Now, uncomment the following line in main:

    shroom_main();

This will enable the ID3 algorithm to build a decision tree, using your entropy computation. The data we will use are located in shrooms.cpp. The first part of this file defines the attributes of mushrooms, such as cap shape and odor:

const char* mushroomAttributes[NUM_ATTRIBUTES] = {
    "classification",           // edible=e, poisonous=p
    "cap-shape",                // bell=b,conical=c,convex=x,flat=f,
                                // knobbed=k,sunken=s
    "cap-surface",              // fibrous=f,grooves=g,scaly=y,smooth=s
    "cap-color",                // brown=n,buff=b,cinnamon=c,gray=g,green=r,
                                // pink=p,purple=u,red=e,white=w,yellow=y
    "bruises?",                 // bruises=t,no=f
    "odor",                     // almond=a,anise=l,creosote=c,fishy=y,foul=f,
                                // musty=m,none=n,pungent=p,spicy=s

We use single characters to represent each possible value, for example, cap-color == r means that the color of the cap is green.

Below the attribute definitions is the complete mushroom data.

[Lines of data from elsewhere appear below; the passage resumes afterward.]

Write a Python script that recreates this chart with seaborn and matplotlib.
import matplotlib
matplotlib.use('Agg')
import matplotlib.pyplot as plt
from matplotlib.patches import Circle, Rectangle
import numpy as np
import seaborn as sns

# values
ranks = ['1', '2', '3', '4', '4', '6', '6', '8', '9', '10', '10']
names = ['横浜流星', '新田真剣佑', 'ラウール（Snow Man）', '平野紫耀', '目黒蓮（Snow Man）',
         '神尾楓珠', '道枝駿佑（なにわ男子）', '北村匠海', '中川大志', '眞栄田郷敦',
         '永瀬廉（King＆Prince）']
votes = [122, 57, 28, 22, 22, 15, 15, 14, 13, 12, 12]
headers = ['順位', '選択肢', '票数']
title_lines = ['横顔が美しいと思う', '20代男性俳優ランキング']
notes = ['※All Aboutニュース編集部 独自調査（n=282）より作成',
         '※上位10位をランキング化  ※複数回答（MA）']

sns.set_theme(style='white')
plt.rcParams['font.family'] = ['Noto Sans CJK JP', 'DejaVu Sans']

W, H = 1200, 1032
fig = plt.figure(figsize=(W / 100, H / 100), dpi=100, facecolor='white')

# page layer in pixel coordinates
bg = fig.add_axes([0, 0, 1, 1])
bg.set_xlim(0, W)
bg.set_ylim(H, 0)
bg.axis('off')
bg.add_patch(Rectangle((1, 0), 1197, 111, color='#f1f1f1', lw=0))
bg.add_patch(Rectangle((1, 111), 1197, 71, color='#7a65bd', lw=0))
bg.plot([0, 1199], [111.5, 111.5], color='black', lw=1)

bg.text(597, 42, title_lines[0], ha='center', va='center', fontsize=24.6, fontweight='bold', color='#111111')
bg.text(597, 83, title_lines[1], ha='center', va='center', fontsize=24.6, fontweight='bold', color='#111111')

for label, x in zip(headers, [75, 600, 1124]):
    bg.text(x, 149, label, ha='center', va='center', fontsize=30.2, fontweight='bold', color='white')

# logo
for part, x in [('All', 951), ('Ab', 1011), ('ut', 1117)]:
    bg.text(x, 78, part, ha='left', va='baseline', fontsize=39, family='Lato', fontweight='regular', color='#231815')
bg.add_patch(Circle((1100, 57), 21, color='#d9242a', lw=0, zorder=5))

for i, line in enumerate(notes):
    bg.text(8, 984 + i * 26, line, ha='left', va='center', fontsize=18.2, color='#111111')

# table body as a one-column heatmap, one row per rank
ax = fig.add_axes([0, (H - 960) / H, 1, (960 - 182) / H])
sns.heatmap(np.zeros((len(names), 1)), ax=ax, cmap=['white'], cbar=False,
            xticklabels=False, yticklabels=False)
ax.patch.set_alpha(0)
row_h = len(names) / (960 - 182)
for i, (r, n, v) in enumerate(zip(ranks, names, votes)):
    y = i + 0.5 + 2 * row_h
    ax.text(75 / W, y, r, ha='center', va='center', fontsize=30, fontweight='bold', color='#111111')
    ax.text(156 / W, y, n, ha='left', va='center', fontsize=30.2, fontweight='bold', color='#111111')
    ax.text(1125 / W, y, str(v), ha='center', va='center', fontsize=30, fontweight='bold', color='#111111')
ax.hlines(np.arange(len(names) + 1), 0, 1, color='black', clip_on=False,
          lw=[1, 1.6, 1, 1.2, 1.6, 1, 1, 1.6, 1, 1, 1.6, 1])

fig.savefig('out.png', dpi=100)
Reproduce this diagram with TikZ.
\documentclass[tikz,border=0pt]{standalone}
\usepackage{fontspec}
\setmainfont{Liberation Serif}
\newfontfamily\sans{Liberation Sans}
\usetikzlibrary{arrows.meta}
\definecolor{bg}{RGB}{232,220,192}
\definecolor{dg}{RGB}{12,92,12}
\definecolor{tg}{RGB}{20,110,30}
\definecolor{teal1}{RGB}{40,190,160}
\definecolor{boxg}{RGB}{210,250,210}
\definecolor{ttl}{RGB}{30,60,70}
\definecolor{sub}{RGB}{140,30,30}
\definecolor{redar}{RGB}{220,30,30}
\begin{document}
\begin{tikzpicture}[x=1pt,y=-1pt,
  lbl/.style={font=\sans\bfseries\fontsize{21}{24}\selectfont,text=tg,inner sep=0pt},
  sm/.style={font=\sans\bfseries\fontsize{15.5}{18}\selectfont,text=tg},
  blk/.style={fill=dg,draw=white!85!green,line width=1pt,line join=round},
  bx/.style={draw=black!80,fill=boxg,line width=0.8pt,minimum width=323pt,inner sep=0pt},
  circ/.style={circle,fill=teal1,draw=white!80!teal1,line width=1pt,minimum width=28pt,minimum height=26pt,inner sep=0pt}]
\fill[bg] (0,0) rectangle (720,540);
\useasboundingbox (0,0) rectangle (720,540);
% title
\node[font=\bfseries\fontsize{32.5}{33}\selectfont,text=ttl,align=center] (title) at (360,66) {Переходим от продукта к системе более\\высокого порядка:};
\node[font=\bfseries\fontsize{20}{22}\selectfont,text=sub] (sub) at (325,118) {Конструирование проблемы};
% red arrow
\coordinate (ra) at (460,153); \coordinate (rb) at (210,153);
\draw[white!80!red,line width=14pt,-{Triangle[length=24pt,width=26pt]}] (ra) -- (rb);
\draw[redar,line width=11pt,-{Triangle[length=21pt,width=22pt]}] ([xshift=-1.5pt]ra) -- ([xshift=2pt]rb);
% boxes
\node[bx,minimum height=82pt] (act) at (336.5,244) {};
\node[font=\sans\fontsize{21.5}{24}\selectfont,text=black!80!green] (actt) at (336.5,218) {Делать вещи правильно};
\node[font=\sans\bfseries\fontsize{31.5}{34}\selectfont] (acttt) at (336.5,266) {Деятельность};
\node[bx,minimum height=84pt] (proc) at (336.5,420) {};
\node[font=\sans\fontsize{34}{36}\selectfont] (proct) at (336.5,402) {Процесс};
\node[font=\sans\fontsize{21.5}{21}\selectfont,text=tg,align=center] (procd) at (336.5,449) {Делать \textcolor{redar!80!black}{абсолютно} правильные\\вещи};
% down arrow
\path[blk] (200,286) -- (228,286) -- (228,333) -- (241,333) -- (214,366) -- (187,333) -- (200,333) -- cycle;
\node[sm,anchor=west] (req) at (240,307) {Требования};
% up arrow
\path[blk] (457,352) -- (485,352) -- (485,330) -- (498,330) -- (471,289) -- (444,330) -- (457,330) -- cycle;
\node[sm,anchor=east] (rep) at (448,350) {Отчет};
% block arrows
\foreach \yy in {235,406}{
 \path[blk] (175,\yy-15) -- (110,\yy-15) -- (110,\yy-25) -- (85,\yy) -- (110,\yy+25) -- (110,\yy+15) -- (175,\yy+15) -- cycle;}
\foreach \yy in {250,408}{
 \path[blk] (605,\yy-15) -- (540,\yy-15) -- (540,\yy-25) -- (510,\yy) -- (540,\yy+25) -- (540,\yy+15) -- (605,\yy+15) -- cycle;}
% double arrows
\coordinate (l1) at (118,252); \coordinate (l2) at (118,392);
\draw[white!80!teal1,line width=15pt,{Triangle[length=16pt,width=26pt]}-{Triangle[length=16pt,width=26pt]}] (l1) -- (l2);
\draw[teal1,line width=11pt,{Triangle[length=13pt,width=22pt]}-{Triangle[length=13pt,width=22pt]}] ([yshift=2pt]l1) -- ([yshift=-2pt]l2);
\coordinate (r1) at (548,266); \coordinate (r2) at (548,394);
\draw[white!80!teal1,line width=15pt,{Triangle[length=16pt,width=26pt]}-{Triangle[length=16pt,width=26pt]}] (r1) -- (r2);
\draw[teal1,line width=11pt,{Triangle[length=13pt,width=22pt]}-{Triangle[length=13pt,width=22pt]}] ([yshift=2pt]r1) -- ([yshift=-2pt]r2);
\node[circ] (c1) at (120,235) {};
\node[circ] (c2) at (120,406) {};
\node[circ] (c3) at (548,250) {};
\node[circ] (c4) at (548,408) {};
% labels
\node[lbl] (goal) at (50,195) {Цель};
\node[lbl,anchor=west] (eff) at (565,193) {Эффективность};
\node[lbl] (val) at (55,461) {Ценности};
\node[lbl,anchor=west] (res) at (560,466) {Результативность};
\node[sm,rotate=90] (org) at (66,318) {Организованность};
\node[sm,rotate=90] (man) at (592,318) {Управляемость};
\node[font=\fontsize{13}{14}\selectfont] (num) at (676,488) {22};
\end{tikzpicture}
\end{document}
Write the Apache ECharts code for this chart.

They begin like this:

char mushroomData [NUM_SAMPLES][NUM_ATTRIBUTES] = {
  {'p','x','s','n','t','p','f','c','n','k','e','e','s','s','w','w','p','w','o','p','k','s','u'},
  {'e','x','s','y','t','a','f','c','b','k','e','c','s','s','w','w','p','w','o','p','n','n','g'},

The classification is all the way to the left. So the first example here is poisonous, and the second example is edible. There are 8,124 examples in the database.

When you run your program now, after your entropy test cases, it will ask you what portion of the data to use for training. Enter a number between 0 and 1:

=========== ID3 Decision Tree Learning

What portion of data should we use for training? .8
6499 in training set, 1625 in test set.

In this case, we entered .8. The program will now randomize the examples, and look at 6,499 of them (80% of 8124) to build a decision tree. Then it will test that tree on the remaining 1,625 examples, and see how many it got right.

Part of the correct tree is given below, I’ll let your program figure out the rest.

   odor == a         # almond
      E
      odor == l      # anise
         E
         P

I added the comments to indicate the meaning of the one-letter abbreviations for the odor. The indentation here indicates the structure of the tree. If the odor is of almonds, then the mushroom is considered edible (E). Otherwise, if the odor is of anise, it’s still considered edible. Otherwise (neither almonds nor anise), it’s categorized as poisonous (P).

If your entropy function is working, the tree you get will be much larger. Try drawing the tree in a traditional format.

Using 80% of the data for training will usually be enough to get 100% of the remaining data correct, but experiment with other ratios and see what happens.

Commit your code and observations using “Sync with git.”